Solo un’effettiva capacità di proposta politica proveniente dal centrodestra, da troppo tempo assente in ogni forma di reale dibattito, può contribuire a coinvolgere l’elettorato, certamente disilluso da molte promesse mancate ma anche perfettamente consapevole del fallimento renziano e dell’assoluta inutilità di un salto nel buio a cinque stelle.
Alla luce delle prove fornite recentemente dagli avversari al Governo, in Parlamento e nei più importanti Comuni, chi ha rappresentato il paese sino al 2011 può certamente rivendicare alcune certezze in tema di sicurezza, di immigrazione e di equità fiscale.
Ma anche in tema di Europa, perché l’unica vera reazione agli incredibili errori dell’asse franco-tedesco resta quella di Silvio Berlusconi, contro il quale furono alzati – con la collaborazione attiva di una parte del paese – i cannoni finanziari dello spread.

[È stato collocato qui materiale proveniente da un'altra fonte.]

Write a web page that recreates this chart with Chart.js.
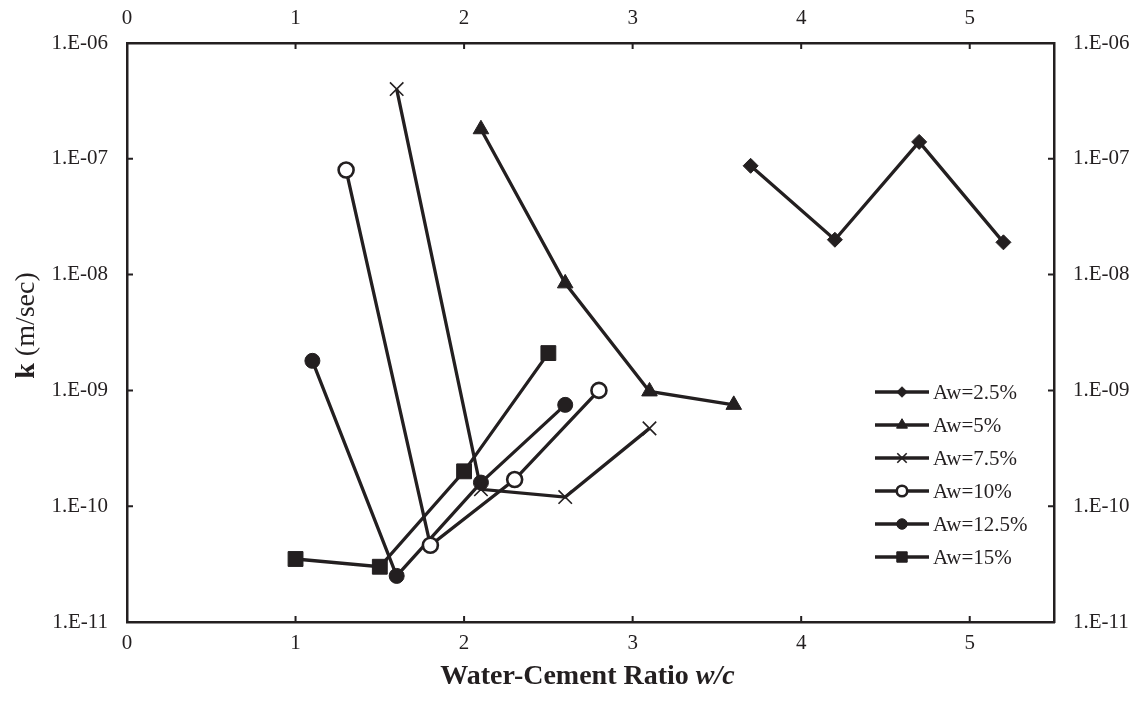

Ed oggi che da più parti si riconoscono gli errori compiuti quando non si è cercato di correggere con il buonsenso alcuni effetti negativi della globalizzazione non si può certo dimenticare che il primo a sollevare il problema in tutto l’Occidente era stato Giulio Tremonti.
Nel frattempo però si sono aperte nuove crisi senza che nessuno cercasse di proporre delle risposte ai problemi delle nuove generazioni.
Una crisi economica che vede espatriare i giovani lavoratori più capaci e dinamici e vede aumentare invece nel paese la relativa percentuale di disoccupazione.
Una crisi sociale, perché quei giovani restano a vivere con i loro genitori e perdono fiducia nel futuro, mentre il paese non riesce a stare al passo con i cambiamenti ed il tasso di natalità continua a calare come in nessun altro paese d’Europa.
Una crisi politica, perché in molte fasce d’età l’astensionismo diviene ormai maggioritario e mentre i partiti preferiscono inseguire il voto degli over ’50, milioni e milioni di italiani vanno smarrendo qualsiasi coscienza collettiva.
A tutto questo il PD non ha saputo dare alcuna risposta, se non quella degli incentivi alle assunzioni previsti dal Jobs Act che hanno perduto qualsiasi effetto solo un anno dopo il loro utilizzo o delle norme di favore per i giovani italiani che rientrano dall’estero, come se si trattasse di corteggiare con dei vantaggi fiscali chi ha trovato maggior fortuna in un altro paese.
Se il Governo Renzi porta sulle sue spalle il peso di questo gravissimo fallimento, la risposta del Movimento 5 Stelle è ancor più preoccupante perché si fonda sulla rassegnazione e sulla conseguente richiesta di una nuova forma di assistenzialismo, il reddito di cittadinanza.
Non è questo che può riaccendere la speranza delle giovani generazioni, l’impegno nel raggiungere un’adeguata formazione, la precisione e lo scrupolo nello svolgimento del proprio lavoro, la disponibilità al sacrificio laddove necessario, il desiderio di costruire una propria famiglia e magari un paese migliore.
Nel contesto attuale, il tema dei giovani non rappresenta più la pur doverosa attenzione ad una determinata categoria di soggetti, certamente penalizzata dall’andamento della finanza pubblica e della congiuntura economica, oltre che da scelte politiche in tema di rapporto di lavoro, di welfare e di previdenza più attente alla protezione dell’esistente che non alle prospettive future. Il tema dei giovani riguarda oggi la stessa possibilità che l’Italia possa avere un futuro all’altezza della sua tradizione e che la grande sfida della globalizzazione non ci veda già sconfitti in partenza.
A questo tema, se si vuole oggi essere credibili davanti all’elettorato, occorre allora dare alcune risposte.
Partendo innanzitutto dall’attuale tassazione del lavoro che obbliga i più giovani a sopportare un fardello insostenibile in cambio di un sistema di welfare destinato a tutt’altre categorie e che finisce per frustrare sul nascere qualsiasi tentativo di migliorare la propria condizione sociale. Da un nuovo patto generazionale in materia di previdenza che riduca stabilmente i contributi per i giovani. Da mutui agevolati garantiti dallo Stato per le giovani coppie che si fanno carico delle difficoltà del presente per cercare di costruire un futuro per i loro figli, e che si sono viste recentemente umiliate dall’elemosina renziana del bonus bébé. Da un’adeguata programmazione delle assunzioni statali che consenta ai giovani di conoscere per tempo le effettive possibilità di impiego nel settore pubblico, formandosi adeguatamente a tal fine. Da seri investimenti pubblici nel settore delle comunicazioni e delle nuove tecnologie che forniscano alle aziende le infrastrutture necessarie per essere competitivi.
Fino ad arrivare a nuove forme di organizzazione sociale e partitica che consentano di recepire la volontà di partecipazione che si respira in molti ambienti ma che viene poi sopita da un sistema politico sempre più chiuso in sé stesso.
Libertà, lavoro e partecipazione, nel rispetto di alcuni valori non negoziabili e di un impegno collettivo per il bene comune. Di questo speriamo di sentir parlare nei prossimi mesi.